Show each line that has the string "chart" in it.
==================================================
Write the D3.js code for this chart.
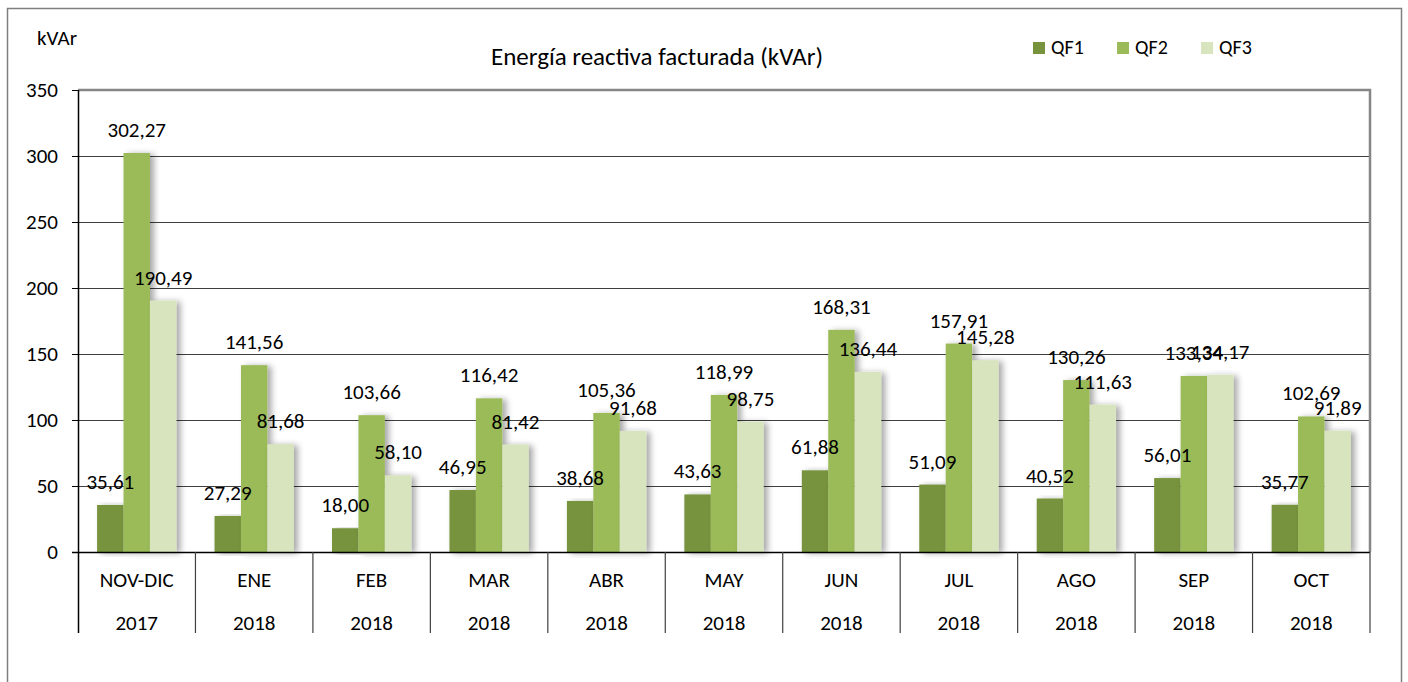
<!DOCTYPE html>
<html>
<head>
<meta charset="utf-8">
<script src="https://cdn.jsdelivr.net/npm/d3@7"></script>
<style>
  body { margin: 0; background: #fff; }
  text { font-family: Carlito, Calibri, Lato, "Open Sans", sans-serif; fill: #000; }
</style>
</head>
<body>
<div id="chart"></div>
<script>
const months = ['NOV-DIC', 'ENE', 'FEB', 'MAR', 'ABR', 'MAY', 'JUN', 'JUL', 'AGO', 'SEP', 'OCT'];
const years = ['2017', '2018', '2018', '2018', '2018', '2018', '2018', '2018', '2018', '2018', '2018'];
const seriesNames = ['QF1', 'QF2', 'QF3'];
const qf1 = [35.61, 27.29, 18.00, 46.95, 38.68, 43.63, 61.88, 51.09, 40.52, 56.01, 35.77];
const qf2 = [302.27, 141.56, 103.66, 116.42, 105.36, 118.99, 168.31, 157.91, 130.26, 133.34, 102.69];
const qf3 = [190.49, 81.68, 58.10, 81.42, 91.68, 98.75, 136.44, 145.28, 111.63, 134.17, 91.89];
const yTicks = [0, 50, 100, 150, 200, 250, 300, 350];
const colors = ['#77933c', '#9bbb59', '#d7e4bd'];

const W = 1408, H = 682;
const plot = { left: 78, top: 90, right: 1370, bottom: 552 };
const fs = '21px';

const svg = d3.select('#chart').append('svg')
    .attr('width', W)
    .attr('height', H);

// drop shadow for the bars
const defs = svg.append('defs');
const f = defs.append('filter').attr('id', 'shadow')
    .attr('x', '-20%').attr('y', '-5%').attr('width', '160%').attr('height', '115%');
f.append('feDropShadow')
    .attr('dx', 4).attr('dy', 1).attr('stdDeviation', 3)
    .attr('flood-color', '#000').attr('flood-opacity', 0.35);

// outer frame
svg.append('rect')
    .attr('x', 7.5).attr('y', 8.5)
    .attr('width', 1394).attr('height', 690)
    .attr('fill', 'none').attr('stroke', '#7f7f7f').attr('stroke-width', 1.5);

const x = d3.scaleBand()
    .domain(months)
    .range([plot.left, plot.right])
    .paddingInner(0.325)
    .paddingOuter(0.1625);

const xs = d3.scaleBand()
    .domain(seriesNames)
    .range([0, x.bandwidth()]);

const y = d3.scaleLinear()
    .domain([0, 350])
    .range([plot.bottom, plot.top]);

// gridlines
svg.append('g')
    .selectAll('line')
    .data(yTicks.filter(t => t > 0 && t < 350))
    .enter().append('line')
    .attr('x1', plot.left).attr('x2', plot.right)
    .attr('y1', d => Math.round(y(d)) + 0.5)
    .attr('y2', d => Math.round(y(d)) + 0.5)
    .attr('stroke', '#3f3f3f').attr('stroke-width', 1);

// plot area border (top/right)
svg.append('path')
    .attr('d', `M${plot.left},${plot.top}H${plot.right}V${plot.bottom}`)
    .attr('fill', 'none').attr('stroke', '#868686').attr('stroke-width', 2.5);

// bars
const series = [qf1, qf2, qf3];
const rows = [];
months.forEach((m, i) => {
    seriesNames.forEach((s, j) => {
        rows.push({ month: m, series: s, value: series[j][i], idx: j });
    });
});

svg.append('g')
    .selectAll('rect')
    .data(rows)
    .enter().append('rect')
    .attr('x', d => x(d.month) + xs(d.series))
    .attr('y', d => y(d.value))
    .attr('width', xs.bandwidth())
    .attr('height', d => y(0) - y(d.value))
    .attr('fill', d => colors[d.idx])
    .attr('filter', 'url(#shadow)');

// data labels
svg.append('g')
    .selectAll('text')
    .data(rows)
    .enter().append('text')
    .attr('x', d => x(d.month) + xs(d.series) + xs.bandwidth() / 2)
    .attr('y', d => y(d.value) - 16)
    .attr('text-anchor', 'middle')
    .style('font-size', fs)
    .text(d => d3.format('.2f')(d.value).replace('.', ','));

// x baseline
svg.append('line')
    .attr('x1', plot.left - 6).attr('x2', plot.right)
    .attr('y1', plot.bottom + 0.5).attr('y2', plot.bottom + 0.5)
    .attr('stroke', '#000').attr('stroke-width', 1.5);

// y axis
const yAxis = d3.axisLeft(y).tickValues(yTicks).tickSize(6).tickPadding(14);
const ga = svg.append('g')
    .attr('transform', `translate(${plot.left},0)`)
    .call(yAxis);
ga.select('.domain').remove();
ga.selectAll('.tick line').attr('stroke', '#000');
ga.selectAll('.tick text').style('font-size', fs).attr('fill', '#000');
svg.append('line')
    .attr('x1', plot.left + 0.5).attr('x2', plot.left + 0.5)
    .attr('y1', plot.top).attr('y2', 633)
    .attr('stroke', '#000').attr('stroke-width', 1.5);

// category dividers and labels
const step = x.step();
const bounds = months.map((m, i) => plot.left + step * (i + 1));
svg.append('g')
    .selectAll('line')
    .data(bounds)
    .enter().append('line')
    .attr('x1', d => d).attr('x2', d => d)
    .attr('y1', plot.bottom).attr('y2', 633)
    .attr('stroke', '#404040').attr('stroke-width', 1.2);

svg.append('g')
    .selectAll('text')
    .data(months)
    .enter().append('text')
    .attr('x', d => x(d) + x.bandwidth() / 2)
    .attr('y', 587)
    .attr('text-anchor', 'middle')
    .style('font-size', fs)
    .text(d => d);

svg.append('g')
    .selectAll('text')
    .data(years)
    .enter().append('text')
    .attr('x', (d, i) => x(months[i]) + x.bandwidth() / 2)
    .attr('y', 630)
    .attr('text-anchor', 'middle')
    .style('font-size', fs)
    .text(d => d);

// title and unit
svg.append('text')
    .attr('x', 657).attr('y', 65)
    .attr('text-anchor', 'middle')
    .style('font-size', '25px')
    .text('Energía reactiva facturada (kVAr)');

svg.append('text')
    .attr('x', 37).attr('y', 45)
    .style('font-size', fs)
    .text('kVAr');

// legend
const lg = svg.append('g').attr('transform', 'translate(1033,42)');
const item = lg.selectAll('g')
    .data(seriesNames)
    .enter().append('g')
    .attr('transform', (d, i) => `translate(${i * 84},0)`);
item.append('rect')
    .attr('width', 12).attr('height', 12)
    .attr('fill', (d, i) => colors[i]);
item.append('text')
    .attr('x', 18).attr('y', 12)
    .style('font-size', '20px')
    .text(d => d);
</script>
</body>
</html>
==================================================
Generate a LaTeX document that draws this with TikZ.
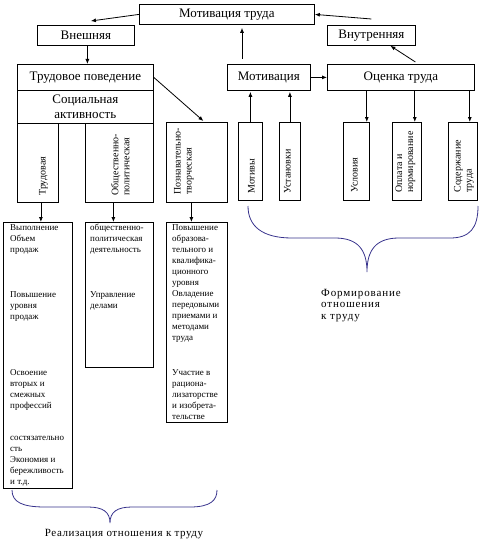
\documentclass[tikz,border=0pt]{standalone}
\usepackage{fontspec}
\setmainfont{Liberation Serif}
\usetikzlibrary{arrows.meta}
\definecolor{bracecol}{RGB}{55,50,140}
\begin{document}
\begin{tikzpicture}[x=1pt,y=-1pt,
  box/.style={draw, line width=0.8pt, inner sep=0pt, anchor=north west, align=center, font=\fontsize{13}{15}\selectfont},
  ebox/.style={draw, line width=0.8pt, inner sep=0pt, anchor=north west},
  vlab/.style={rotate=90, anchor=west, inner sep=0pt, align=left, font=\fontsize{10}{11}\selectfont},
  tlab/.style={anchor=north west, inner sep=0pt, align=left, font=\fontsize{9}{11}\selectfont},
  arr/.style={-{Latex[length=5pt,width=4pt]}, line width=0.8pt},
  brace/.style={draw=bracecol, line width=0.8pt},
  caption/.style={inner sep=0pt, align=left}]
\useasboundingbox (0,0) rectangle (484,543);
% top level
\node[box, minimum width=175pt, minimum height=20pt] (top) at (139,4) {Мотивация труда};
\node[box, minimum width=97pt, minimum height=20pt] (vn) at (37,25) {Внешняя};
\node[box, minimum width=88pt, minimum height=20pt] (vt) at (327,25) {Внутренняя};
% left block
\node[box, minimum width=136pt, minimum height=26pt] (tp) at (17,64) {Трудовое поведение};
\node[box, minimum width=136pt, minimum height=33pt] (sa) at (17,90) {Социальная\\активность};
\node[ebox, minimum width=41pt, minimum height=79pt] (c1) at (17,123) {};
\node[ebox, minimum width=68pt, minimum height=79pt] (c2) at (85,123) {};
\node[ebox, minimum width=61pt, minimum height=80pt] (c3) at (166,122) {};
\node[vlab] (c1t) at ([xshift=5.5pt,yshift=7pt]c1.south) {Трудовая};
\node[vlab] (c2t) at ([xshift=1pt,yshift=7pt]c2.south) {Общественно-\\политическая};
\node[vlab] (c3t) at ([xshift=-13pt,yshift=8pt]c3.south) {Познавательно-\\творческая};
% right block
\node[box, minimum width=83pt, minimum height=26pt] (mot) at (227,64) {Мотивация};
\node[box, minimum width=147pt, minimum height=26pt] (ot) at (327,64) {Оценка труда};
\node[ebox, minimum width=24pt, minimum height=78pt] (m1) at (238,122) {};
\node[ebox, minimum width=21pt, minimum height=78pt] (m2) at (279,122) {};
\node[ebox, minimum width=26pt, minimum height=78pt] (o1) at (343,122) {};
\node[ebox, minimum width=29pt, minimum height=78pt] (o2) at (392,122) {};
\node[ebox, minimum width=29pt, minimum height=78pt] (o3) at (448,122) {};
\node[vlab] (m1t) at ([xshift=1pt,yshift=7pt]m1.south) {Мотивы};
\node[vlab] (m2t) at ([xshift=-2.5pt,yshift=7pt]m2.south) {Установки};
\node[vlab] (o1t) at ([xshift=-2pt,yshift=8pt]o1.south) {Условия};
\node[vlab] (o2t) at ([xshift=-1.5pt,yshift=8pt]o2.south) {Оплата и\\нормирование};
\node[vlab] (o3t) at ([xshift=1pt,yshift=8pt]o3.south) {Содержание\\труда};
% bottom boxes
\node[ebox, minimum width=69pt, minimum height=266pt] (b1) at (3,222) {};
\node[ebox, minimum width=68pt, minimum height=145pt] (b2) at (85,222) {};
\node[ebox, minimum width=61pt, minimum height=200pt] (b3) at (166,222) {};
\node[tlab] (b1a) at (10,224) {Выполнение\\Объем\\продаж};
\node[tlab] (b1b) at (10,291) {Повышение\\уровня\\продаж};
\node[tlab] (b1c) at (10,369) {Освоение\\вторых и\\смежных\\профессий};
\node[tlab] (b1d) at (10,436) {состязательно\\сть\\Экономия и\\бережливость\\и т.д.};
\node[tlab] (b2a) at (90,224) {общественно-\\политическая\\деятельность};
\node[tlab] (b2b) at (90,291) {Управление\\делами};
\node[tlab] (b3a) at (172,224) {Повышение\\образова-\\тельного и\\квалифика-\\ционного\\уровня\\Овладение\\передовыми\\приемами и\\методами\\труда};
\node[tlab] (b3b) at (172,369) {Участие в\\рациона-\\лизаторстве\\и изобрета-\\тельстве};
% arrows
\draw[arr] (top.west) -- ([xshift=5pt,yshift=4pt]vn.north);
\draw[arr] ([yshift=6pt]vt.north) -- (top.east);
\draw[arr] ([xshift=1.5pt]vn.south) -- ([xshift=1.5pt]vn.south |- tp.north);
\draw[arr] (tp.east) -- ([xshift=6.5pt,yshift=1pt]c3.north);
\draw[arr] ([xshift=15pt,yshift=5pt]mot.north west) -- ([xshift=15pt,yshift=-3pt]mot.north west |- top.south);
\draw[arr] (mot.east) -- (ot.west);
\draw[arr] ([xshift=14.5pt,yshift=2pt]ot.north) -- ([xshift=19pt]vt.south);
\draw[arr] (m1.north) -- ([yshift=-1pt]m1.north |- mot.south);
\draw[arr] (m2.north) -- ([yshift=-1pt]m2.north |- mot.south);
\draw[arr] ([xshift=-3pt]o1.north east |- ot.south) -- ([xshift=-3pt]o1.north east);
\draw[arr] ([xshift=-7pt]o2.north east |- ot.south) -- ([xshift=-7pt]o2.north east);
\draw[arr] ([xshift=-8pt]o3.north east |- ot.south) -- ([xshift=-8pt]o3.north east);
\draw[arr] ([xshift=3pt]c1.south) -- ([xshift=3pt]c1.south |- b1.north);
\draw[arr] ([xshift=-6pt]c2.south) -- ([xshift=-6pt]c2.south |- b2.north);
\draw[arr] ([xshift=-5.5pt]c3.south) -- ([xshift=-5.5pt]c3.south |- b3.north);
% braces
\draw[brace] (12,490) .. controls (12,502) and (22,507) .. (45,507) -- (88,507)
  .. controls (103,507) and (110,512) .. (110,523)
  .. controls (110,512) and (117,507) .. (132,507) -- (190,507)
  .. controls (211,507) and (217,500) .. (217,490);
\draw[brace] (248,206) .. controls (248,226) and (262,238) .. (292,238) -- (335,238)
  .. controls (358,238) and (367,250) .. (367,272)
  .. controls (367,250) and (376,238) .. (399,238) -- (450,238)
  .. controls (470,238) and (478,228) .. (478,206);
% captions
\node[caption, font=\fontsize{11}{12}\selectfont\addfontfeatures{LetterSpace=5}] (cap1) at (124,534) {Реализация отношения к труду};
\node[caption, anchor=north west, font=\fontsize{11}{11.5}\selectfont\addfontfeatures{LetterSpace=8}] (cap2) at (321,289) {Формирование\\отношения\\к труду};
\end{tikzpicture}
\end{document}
==================================================
## Exercise solution
Write the D3.js code for this chart.
<div id="chart"></div>
const svg = d3.select('#chart').append('svg')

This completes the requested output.